E penso naquela outra viagem de Paris para um castelo no campo, que aconteceu há mais de duzentos anos: a viagem de Madame de T. e do jovem cavalheiro que a acompanhava. É a primeira vez que estão tão perto um do outro, e a indizível atmosfera de sensualidade que os cerca nasce justamente da lentidão da cadência: balançados pelo movimento da carruagem, os dois corpos se tocam, primeiro sem querer, depois querendo, e a história começa.

Milan Kundera, no Primeiro Capítulo do livro A Lentidão.

sexta-feira, 24 de setembro de 2010

Nada é impossível de mudar

"Desconfiai do mais trivial, na aparência singelo.
E examinai, sobretudo, o que parece habitual.
Suplicamos expressamente: não aceiteis o que é de hábito como coisa natural, pois em tempo de desordem sangrenta, de confusão organizada, de arbitrariedade consciente, de humanidade desumanizada, nada deve parecer natural, nada deve parecer impossível de mudar."
Bertold Brecht

segunda-feira, 20 de setembro de 2010

Porque é tão difícil escolher?

"Torturava-se com recriminações, mas terminou por se convencer de que era no fundo normal que não soubesse o que queria: nunca se pode saber aquilo que se deve querer, pois só se tem uma vida e não se pode nem compará-la com as vidas anteriores nem corrigi-la nas vidas posteriores.
...
Não existe meio de verificar qual é a boa decisão, pois não existe termo de comparação. Tudo é vivido pela primeira vez e sem preparação. Como se um ator entrasse em cena sem nunca ter ensaiado. Mas o que pode valer a vida, se o primeiro ensaio da vida já é a própria vida? É isso que faz com que a vida pareça sempre um esboço. No entanto, mesmo "esboço" não é a palavra certa porque um esboço é sempre um projeto de alguma coisa, a preparação de um quadro, ao passo que o esboço que é a nossa vida não é o esboço de nada, é um esboço sem quadro.
Tomas repete para si mesmo o provérbio alemão: ein-mal ist keinmal, uma vez não conta, uma vez é nunca. Não poder viver senão uma vida é como não viver nunca".

Milan Kundera, em A insustentável leveza do ser.

segunda-feira, 13 de setembro de 2010

Ditado da África: "A gente não tem relógio, mas a gente tem tempo".
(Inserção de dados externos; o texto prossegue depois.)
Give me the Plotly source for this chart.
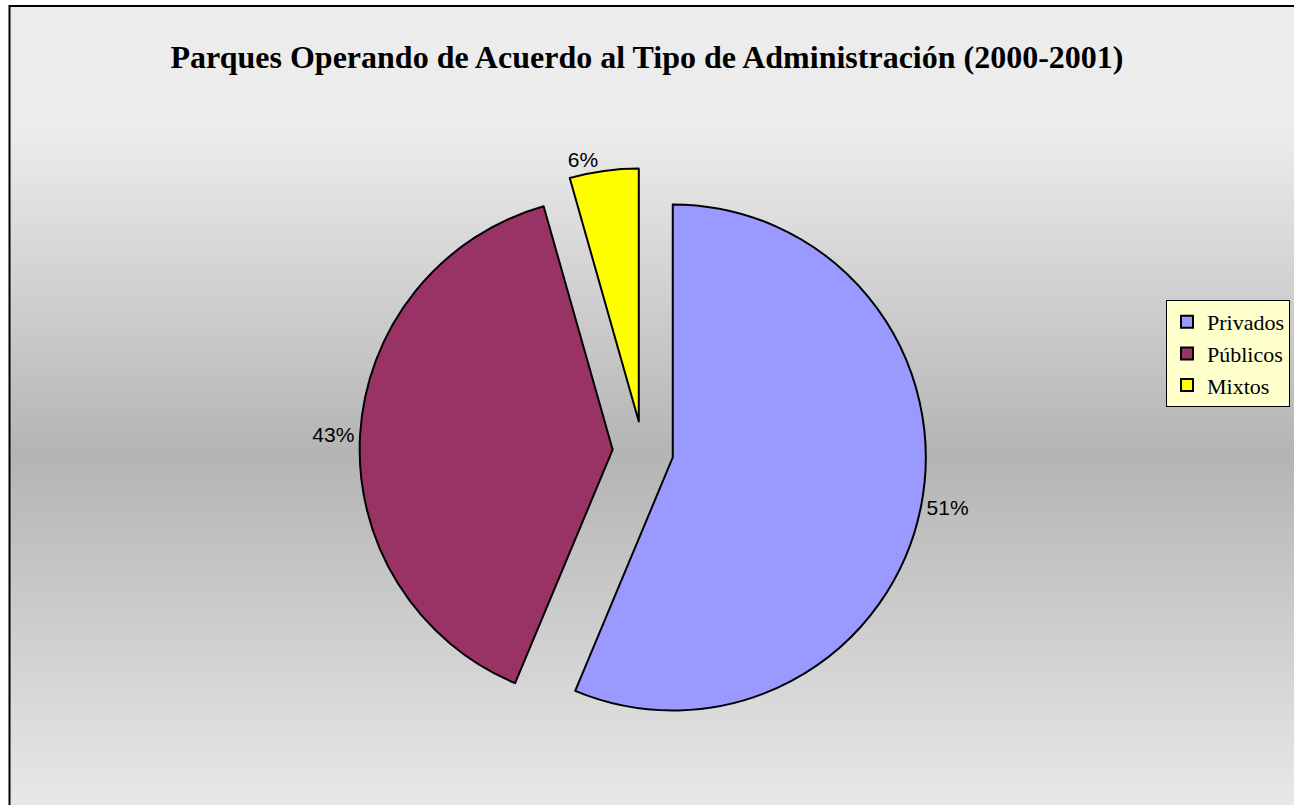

Preâmbulo às Instruções para dar Corda no Relógio

Pense nisto: quando dão a você de presente um relógio estão dando um pequeno inferno enfeitado, uma corrente de rosas, um calabouço de ar. Não dão somente o relógio, muitas felicidades e esperamos que dure porque é de boa marca, suíço com âncora de rubis; não dão de presente somente esse miúdo quebra-pedras que você atará ao pulso e levará a passear. Dão a você - eles não sabem, o terrível é que não sabem - dão a você um novo pedaço frágil e precário de você mesmo, algo que lhe pertence mas não é seu corpo, que deve ser atado a seu corpo com uma correia como um bracinho desesperado pendurado a seu pulso. Dão a necessidade de dar corda todos os dias, a obrigação de dar-lhe corda para que continue sendo um relógio; dão a obsessão de olhar a hora certa nas vitrinas das joalherias, na notícia do rádio, no serviço telefônico. Dão o medo de perdê-lo, de que seja roubado, de que possa cair no chão e se quebrar. Dão sua marca e a certeza de que é uma marca melhor do que as outras, dão o costume de comparar seu relógio aos outros relógios. Não dão um relógio, o presente é você, é a você que oferecem para o aniversário do relógio.